## WORK TO DO
Stop at the line containing "minimum height=70pt] (b6)": write out every line from the beginning of the entries up to and including it, minus the pictures.

## DATA SHOWN

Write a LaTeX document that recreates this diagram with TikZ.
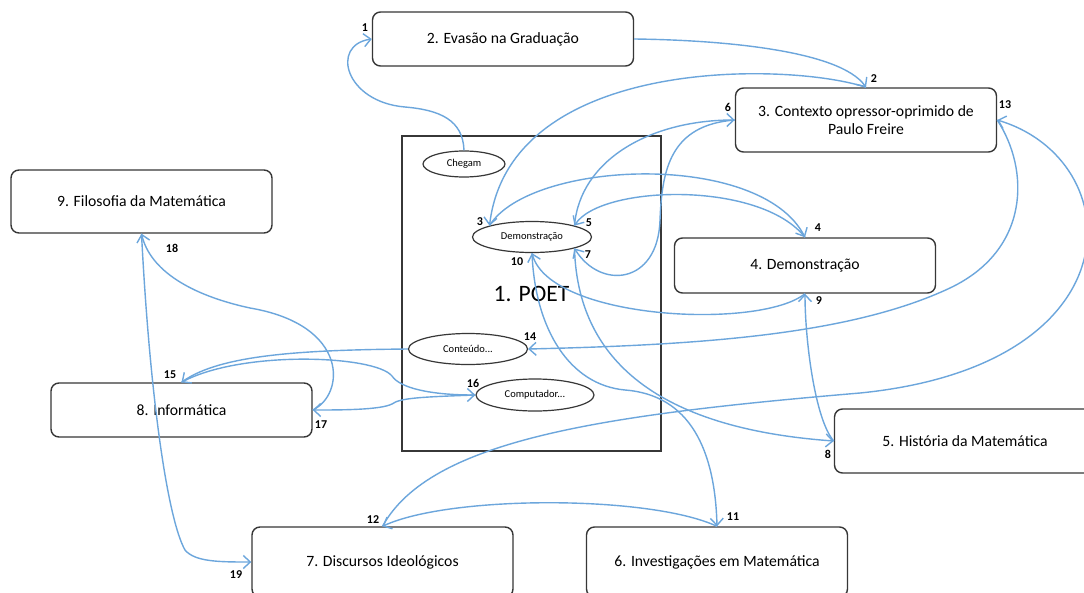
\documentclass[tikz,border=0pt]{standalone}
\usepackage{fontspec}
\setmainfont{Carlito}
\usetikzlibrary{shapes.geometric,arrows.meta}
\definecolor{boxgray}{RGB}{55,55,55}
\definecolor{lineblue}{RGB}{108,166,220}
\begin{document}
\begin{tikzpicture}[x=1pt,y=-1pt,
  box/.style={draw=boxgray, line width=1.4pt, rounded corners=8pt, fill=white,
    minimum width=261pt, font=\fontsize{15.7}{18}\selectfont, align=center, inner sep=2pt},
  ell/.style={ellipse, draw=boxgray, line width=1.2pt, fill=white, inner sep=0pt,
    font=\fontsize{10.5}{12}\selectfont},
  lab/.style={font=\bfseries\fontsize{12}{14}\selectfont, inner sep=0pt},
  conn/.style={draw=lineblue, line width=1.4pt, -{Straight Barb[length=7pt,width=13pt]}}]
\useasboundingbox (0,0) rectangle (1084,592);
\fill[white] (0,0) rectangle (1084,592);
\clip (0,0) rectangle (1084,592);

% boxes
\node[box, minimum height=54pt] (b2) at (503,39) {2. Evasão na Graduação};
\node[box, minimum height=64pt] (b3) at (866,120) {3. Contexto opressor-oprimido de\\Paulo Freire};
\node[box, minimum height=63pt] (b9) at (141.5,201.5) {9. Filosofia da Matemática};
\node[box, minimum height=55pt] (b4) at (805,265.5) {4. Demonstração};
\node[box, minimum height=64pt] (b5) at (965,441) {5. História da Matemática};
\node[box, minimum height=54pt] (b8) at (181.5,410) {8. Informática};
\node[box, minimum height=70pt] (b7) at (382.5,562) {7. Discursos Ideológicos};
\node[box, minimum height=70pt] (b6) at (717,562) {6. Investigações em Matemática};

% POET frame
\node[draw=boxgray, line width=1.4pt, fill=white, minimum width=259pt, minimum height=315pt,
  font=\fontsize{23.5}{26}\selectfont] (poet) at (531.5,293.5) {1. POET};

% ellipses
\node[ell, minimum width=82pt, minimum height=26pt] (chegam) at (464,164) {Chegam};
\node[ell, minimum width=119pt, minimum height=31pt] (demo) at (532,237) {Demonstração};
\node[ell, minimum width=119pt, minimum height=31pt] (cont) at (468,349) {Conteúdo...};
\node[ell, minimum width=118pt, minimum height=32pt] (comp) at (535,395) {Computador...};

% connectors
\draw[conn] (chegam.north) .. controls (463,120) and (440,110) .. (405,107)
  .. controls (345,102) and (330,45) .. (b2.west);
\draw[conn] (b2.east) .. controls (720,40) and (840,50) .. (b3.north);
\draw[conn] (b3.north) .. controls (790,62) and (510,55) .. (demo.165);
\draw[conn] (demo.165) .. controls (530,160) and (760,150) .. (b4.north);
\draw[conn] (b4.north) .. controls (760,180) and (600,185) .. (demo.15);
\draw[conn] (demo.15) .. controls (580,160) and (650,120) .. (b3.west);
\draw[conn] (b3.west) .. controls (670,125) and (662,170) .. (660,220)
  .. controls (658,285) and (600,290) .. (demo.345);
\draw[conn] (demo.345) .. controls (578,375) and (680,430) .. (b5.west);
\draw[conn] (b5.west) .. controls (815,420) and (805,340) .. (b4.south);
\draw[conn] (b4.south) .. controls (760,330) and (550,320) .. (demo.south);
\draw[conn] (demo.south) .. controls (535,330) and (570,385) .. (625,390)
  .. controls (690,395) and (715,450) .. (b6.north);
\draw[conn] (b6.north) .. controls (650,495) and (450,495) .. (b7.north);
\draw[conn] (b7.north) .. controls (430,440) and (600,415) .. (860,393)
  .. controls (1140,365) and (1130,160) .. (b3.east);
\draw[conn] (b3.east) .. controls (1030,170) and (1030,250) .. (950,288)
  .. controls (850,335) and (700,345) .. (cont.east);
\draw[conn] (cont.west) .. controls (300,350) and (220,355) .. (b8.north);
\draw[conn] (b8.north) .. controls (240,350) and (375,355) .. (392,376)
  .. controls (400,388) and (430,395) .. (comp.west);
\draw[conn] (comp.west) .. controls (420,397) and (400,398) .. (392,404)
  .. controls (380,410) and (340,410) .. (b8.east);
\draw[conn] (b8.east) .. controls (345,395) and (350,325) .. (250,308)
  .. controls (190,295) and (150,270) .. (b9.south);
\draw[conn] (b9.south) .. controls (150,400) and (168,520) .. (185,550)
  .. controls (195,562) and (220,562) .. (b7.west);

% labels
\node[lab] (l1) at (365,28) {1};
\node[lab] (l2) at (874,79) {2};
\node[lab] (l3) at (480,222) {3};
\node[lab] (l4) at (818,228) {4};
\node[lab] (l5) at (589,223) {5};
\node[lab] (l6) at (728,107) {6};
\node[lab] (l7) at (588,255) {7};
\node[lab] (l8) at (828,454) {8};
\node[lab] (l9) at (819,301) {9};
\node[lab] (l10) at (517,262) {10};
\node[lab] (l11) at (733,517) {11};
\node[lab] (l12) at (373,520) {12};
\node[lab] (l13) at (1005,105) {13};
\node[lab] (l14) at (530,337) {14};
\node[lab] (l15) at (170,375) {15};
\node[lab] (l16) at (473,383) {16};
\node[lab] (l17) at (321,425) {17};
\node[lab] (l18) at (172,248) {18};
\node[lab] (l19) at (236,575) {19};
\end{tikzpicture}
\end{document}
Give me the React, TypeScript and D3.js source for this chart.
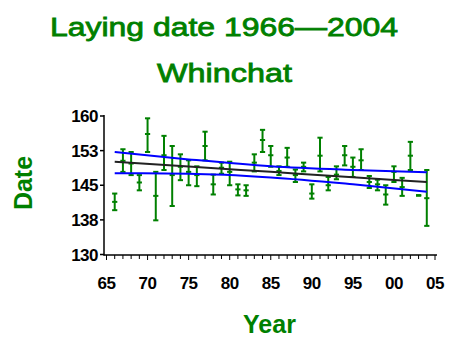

## EXERCISE RESULT
Write a LaTeX document that recreates this diagram with TikZ.
\documentclass[tikz,border=0pt]{standalone}
\usepackage{fontspec}
\setmainfont{Carlito}
\usetikzlibrary{shapes.geometric,arrows.meta}
\definecolor{boxgray}{RGB}{55,55,55}
\definecolor{lineblue}{RGB}{108,166,220}
\begin{document}
\begin{tikzpicture}[x=1pt,y=-1pt,
  box/.style={draw=boxgray, line width=1.4pt, rounded corners=8pt, fill=white,
    minimum width=261pt, font=\fontsize{15.7}{18}\selectfont, align=center, inner sep=2pt},
  ell/.style={ellipse, draw=boxgray, line width=1.2pt, fill=white, inner sep=0pt,
    font=\fontsize{10.5}{12}\selectfont},
  lab/.style={font=\bfseries\fontsize{12}{14}\selectfont, inner sep=0pt},
  conn/.style={draw=lineblue, line width=1.4pt, -{Straight Barb[length=7pt,width=13pt]}}]
\useasboundingbox (0,0) rectangle (1084,592);
\fill[white] (0,0) rectangle (1084,592);
\clip (0,0) rectangle (1084,592);

% boxes
\node[box, minimum height=54pt] (b2) at (503,39) {2. Evasão na Graduação};
\node[box, minimum height=64pt] (b3) at (866,120) {3. Contexto opressor-oprimido de\\Paulo Freire};
\node[box, minimum height=63pt] (b9) at (141.5,201.5) {9. Filosofia da Matemática};
\node[box, minimum height=55pt] (b4) at (805,265.5) {4. Demonstração};
\node[box, minimum height=64pt] (b5) at (965,441) {5. História da Matemática};
\node[box, minimum height=54pt] (b8) at (181.5,410) {8. Informática};
\node[box, minimum height=70pt] (b7) at (382.5,562) {7. Discursos Ideológicos};
\node[box, minimum height=70pt] (b6) at (717,562) {6. Investigações em Matemática};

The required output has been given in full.